Olha como os cartuxos, os cistercienses, e os monges e monjas das
diversas ordens se levantam todas as noites para louvar o Senhor.
Vergonha, pois, seria, se tu fosses preguiçoso em obra tão santa,
quando tamanha multidão de religiosos entoa a divina salmodia.
- Oh! se nada mais tivesses que fazer senão louvar a Deus Nosso Senhor
de coração e boca! Oh! se nunca precisares comer, nem beber, nem dormir,
mas sempre pudesses atender aos louvores de Deus e aos exercícios
espirituais! Então serias muito mais ditoso do que agora, sujeito
a tantas exigências do corpo! Oxalá não existissem tais necessidades,
mas houvesse só aquelas refeições que - ai! - tão raro gozamos!

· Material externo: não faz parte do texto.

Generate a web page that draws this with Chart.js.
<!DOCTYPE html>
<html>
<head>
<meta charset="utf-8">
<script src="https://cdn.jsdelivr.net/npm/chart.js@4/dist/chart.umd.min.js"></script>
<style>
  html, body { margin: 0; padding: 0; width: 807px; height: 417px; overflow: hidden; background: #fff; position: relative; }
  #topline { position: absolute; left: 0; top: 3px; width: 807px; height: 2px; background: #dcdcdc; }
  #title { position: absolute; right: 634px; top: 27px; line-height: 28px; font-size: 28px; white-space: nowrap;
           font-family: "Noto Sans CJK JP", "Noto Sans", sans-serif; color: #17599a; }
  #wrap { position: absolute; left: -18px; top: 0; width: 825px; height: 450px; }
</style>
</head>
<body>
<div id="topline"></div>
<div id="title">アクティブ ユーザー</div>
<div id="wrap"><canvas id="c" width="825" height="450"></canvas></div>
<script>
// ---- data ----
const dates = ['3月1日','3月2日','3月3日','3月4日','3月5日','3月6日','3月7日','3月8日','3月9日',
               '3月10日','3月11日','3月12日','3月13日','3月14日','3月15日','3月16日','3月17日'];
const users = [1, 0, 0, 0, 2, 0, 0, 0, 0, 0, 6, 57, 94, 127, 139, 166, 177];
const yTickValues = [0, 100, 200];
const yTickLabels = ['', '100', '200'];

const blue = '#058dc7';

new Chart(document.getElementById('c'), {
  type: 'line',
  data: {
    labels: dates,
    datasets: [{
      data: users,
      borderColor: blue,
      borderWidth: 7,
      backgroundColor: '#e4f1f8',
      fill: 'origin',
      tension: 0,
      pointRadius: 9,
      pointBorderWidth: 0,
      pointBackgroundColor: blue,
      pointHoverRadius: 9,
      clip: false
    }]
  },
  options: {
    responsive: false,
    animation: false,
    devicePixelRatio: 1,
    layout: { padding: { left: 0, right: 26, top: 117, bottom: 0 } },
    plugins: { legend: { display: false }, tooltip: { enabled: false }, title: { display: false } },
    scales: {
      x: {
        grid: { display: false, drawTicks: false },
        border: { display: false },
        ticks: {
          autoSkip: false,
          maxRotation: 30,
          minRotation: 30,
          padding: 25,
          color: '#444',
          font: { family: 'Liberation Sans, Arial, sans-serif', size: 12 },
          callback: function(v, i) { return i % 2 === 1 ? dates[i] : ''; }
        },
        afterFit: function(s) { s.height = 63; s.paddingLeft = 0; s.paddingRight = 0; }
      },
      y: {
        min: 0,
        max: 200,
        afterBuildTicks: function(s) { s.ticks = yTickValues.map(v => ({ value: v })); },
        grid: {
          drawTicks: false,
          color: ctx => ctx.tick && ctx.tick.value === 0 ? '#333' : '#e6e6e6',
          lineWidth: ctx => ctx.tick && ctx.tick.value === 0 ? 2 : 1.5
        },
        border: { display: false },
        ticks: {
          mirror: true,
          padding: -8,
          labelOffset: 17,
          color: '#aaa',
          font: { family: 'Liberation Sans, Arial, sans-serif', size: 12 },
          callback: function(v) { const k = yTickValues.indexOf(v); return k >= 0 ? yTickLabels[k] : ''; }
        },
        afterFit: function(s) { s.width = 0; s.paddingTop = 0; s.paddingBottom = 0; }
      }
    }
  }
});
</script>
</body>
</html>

- Quando o homem chega ao ponto de não buscar sua consolação em nenhuma
criatura, só então começa a gostar perfeitamente de Deus, e anda contente,
aconteça o que acontecer. Então não se alegra pela abundância, nem
se entristece pela penúria, mas confia inteira e fielmente em Deus,
que lhe é tudo em todas as coisas, para quem nada perece nem morre,
mas por quem vivem todas as coisas e a cujo aceno, com prontidão,
obedecem.
- Lembra-te sempre do fim, e que o tempo perdido não volta. Sem empenho
e diligência, jamais alcançarás as virtudes. Se começares a ser tíbio,
logo te inquietarás. Se, porém, procurares afervorar-te, acharás grande
paz e sentirás mais leve o trabalho com a graça de Deus e o amor da
virtude. O homem fervoroso e diligente está preparado para tudo. Mais
penoso é resistir aos vícios e às paixões que afadigar-se em trabalhos
corporais. Quem não evita os pequenos defeitos pouco a pouco cai nos
grandes. Alegrar-te-ás sempre à noite, se tiveres empregado bem o
dia. Vigia sobre ti, anima-te e admoesta-te e, vivam os outros como
vivem, não te descuides de ti mesmo. Tanto mais aproveitarás, quanto
maior for a violência que te fizeres. Amém.